The Price court observed in passing that it could “imagine a scenario in which a proposed corrective disclosure could potentially survive Fifth Third’s standard” if a complaint included “particularized allegations” that “earlier disclosure of the ‘bad fact’ would necessarily cause less damage than a later disclosure.” The court offered as an example a case in which a plan fiduciary was “aware that the company [was] a Ponzi scheme that [was] built on sand and virtually worthless.” The court noted that in such a situation, it would “seem[ ] likely that the fiduciary could not conclude that it would cause more harm than good to disclose as soon as possible.” “Unlike [this] hypothetical Ponzi scheme,” however, the court found that “a prudent fiduciary [in the case before it] could have concluded that early disclosure would do more harm than good.” The court stated that “only an extremely narrow category of . . . fiduciary duty claims based on failure to disclose nonpublic information may survive” a motion to dismiss under the framework articulated by Fifth Third. The court opined that this is due in part to the fact that “‘ERISA and the securities laws ultimately have differing objectives pursued under entirely separate statutory schemes’” and that, as such, “alleged securities law violations do not necessarily trigger a valid ERISA claim.”

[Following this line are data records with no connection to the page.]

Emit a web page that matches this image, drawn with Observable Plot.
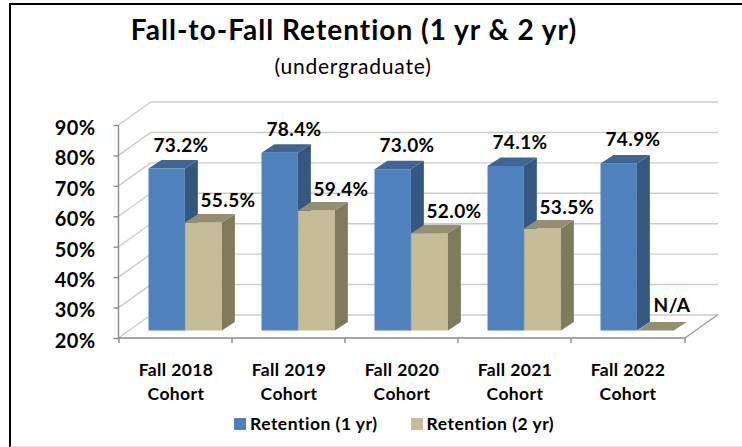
<!DOCTYPE html>
<html>
<head>
<meta charset="utf-8">
<script src="https://cdn.jsdelivr.net/npm/d3@7"></script>
<script src="https://cdn.jsdelivr.net/npm/@observablehq/plot@0.6"></script>
<style>
  html, body { margin: 0; padding: 0; background: #fff; }
  #wrap { position: relative; width: 742px; height: 447px; overflow: hidden; font-family: Lato, "Open Sans", sans-serif; color: #000; }
  #frame { position: absolute; left: 9px; top: 3px; width: 800px; height: 441px; border-left: 2px solid #000; border-top: 2px solid #000; border-bottom: 1px solid #e2e2e2; }
  #title { position: absolute; left: 0; width: 708px; top: 15px; text-align: center; font-weight: 700; font-size: 28px; line-height: 28px; letter-spacing: 1px; white-space: nowrap; }
  #subtitle { position: absolute; left: 0; width: 706px; top: 55px; text-align: center; font-weight: 400; font-size: 21px; line-height: 21px; letter-spacing: 0.8px; white-space: nowrap; }
  #chart { position: absolute; left: 0; top: 88px; }
  #legend { position: absolute; left: 234px; top: 414px; display: flex; align-items: center; font-weight: 700; font-size: 17.5px; line-height: 20px; letter-spacing: 0.5px; white-space: nowrap; }
  .item { display: flex; align-items: center; }
  .sw { width: 12px; height: 12px; margin-right: 4px; }
</style>
</head>
<body>
<div id="wrap">
  <div id="frame"></div>
  <div id="title"></div>
  <div id="subtitle"></div>
  <div id="chart"></div>
  <div id="legend"></div>
</div>
<script>
// ---- data ----
const titleText = "Fall-to-Fall Retention (1 yr & 2 yr)";
const subtitleText = "(undergraduate)";
const cohorts = ["Fall 2018\nCohort", "Fall 2019\nCohort", "Fall 2020\nCohort", "Fall 2021\nCohort", "Fall 2022\nCohort"];
const retention1yr = [73.2, 78.4, 73.0, 74.1, 74.9];
const retention2yr = [55.5, 59.4, 52.0, 53.5, null];
const seriesNames = ["Retention (1 yr)", "Retention (2 yr)"];
const yTicks = [20, 30, 40, 50, 60, 70, 80, 90];
const missingLabel = "N/A";

// ---- styles ----
const FLOOR = yTicks[0];
const WALL_DX = 33, WALL_DY = 23.5;   // depth of the 3D box
const BAR_DX = 9.5, BAR_DY = -7.5;    // plane of the bar fronts
const BAR_SX = 13, BAR_SY = 8.5;      // depth of each bar
const gridColor = "#cbcbcb";
const axisColor = "#8a8a8a";
const colors = {
  [seriesNames[0]]: {front: "#4F81BD", side: "#34587F", top: "#3D6696"},
  [seriesNames[1]]: {front: "#C4BD97", side: "#7F7A5C", top: "#958E6F"}
};

document.getElementById("title").textContent = titleText;
document.getElementById("subtitle").textContent = subtitleText;

const rows1 = cohorts.map((c, i) => ({cohort: c, series: seriesNames[0], value: retention1yr[i]}));
const rows2 = cohorts.map((c, i) => ({cohort: c, series: seriesNames[1], value: retention2yr[i]}));
const fmt = v => v.toFixed(1) + "%";

const svgns = "http://www.w3.org/2000/svg";
function poly(points, fill) {
  const p = document.createElementNS(svgns, "polygon");
  p.setAttribute("points", points.map(d => d.join(",")).join(" "));
  p.setAttribute("fill", fill);
  return p;
}
function seg(g, xa, ya, xb, yb, stroke, sw) {
  const l = document.createElementNS(svgns, "line");
  l.setAttribute("x1", xa); l.setAttribute("y1", ya);
  l.setAttribute("x2", xb); l.setAttribute("y2", yb);
  l.setAttribute("stroke", stroke); l.setAttribute("stroke-width", sw);
  g.appendChild(l);
}

function bar3d(data, name, insetLeft, insetRight) {
  const c = colors[name];
  return Plot.barY(data, {
    x: "cohort", y1: FLOOR, y2: d => d.value ?? FLOOR,
    fill: c.front, insetLeft, insetRight, dx: BAR_DX, dy: BAR_DY,
    render(index, scales, values, dims, ctx, next) {
      const g = next(index, scales, values, dims, ctx);
      for (const r of Array.from(g.querySelectorAll("rect"))) {
        const x = +r.getAttribute("x"), y = +r.getAttribute("y");
        const w = +r.getAttribute("width"), h = +r.getAttribute("height");
        const side = poly([[x + w, y], [x + w + BAR_SX, y - BAR_SY], [x + w + BAR_SX, y + h - BAR_SY], [x + w, y + h]], c.side);
        const top = poly([[x, y], [x + BAR_SX, y - BAR_SY], [x + w + BAR_SX, y - BAR_SY], [x + w, y]], c.top);
        r.parentNode.insertBefore(side, r.nextSibling);
        r.parentNode.insertBefore(top, side.nextSibling);
      }
      return g;
    }
  });
}

// walls: left wall diagonals and right floor edge
function walls(index, scales, values, dims) {
  const g = document.createElementNS(svgns, "g");
  const x0 = dims.marginLeft, x1 = dims.width - dims.marginRight;
  for (const t of yTicks) {
    const y = scales.y(t);
    seg(g, x0, y, x0 + WALL_DX, y - WALL_DY, gridColor, 1.4);
  }
  const yf = scales.y(FLOOR);
  seg(g, x1, yf, x1 + WALL_DX, yf - WALL_DY, "#9a9a9a", 1.4);
  return g;
}
// front axis lines and x ticks at category edges
function frontAxes(index, scales, values, dims) {
  const g = document.createElementNS(svgns, "g");
  const x0 = dims.marginLeft, x1 = dims.width - dims.marginRight;
  const yf = scales.y(FLOOR), yt = scales.y(yTicks[yTicks.length - 1]);
  seg(g, x0, yt, x0, yf, axisColor, 1.4);
  seg(g, x0, yf, x1, yf, axisColor, 1.4);
  const edges = cohorts.map(c => scales.x(c)).concat([x1]);
  for (const e of edges) seg(g, e, yf, e, yf + 5, axisColor, 1.4);
  return g;
}

const bw = (742 - 57 - 118.5) / cohorts.length;
const half = bw / 2;

const chart = Plot.plot({
  width: 742,
  height: 318,
  marginLeft: 118.5,
  marginRight: 57,
  marginTop: 37,
  marginBottom: 68,
  style: {fontFamily: "Lato, 'Open Sans', sans-serif", fontWeight: "700", background: "transparent", letterSpacing: "0.4px"},
  x: {type: "band", domain: cohorts, padding: 0, axis: null},
  y: {domain: [FLOOR, yTicks[yTicks.length - 1]], axis: null, label: null},
  marks: [
    Plot.ruleY(yTicks, {dx: WALL_DX, dy: -WALL_DY, stroke: gridColor, strokeWidth: 1.4}),
    walls,
    frontAxes,
    Plot.axisY({ticks: yTicks, tickSize: 0, tickPadding: 23.5, tickFormat: d => d + "%", fontSize: 20, fontWeight: 700, fill: "#000", dy: 3, label: null}),
    Plot.axisY({ticks: yTicks, tickSize: 5, tickFormat: () => "", stroke: axisColor, strokeWidth: 1.4, label: null}),
    Plot.axisX({tickSize: 0, tickPadding: 20, fontSize: 17.5, fontWeight: 700, fill: "#000", lineHeight: 1.38, label: null}),
    bar3d(rows1, seriesNames[0], 20, bw - half),
    bar3d(rows2, seriesNames[1], half, bw - half - 37),
    Plot.text(rows1, {x: "cohort", y: "value", text: d => fmt(d.value), dx: 5, dy: -25, lineAnchor: "bottom", fontSize: 19, fontWeight: 700, fill: "#000"}),
    Plot.text(rows2.filter(d => d.value != null), {x: "cohort", y: "value", text: d => fmt(d.value), dx: 52, dy: -23, lineAnchor: "bottom", fontSize: 19, fontWeight: 700, fill: "#000"}),
    Plot.text(rows2.filter(d => d.value == null), {x: "cohort", y: () => FLOOR, text: () => missingLabel, dx: 44, dy: -27, lineAnchor: "bottom", fontSize: 19, fontWeight: 700, fill: "#000"})
  ]
});
document.getElementById("chart").appendChild(chart);

// legend
const legend = document.getElementById("legend");
seriesNames.forEach((name, i) => {
  const item = document.createElement("div");
  item.className = "item";
  if (i > 0) item.style.marginLeft = "33px";
  const sw = document.createElement("div");
  sw.className = "sw";
  sw.style.background = colors[name].front;
  const t = document.createElement("span");
  t.textContent = name;
  item.appendChild(sw); item.appendChild(t);
  legend.appendChild(item);
});
</script>
</body>
</html>
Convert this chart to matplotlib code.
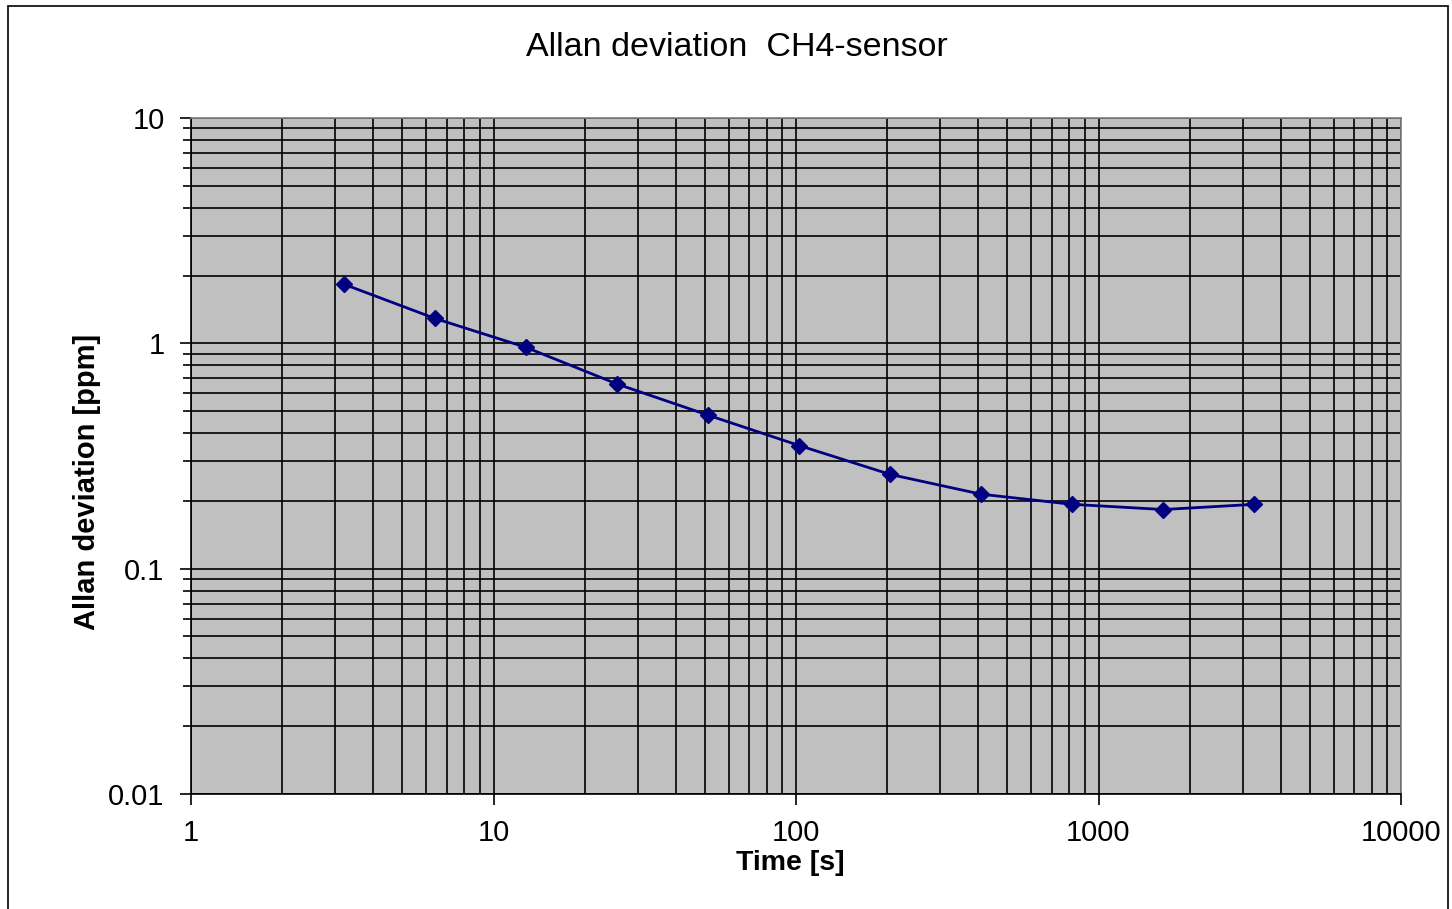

Finally, the plaintiffs suggested that defendants could have invested in a “low-cost hedging product that would behave in a countercyclical fashion vis-à-vis [company] stock.” The court found that this “third alternative [was] also not adequately pled pursuant to Fifth Third because the description of the hedging product [was] simply too vague for the [c]ourt to conclude that it reflect[ed] a viable option.” The court further observed that that it was not clear from plaintiffs’ allegations “whether the purchase of such a product would qualify as the purchase of a security that might implicate insider trading laws.”
[1] Simpson Thacher represents certain members of the Benefit Plan Committee of L3 Technologies (previously known as L-3 Communications) in this matter.
[2] Patel v. L-3 Commc’ns Holdings Inc., 2016 WL 1629325 (S.D.N.Y. Apr. 21, 2016) (Caproni, J.). Simpson Thacher represented L3 Technologies’ CEO and CFO in this matter.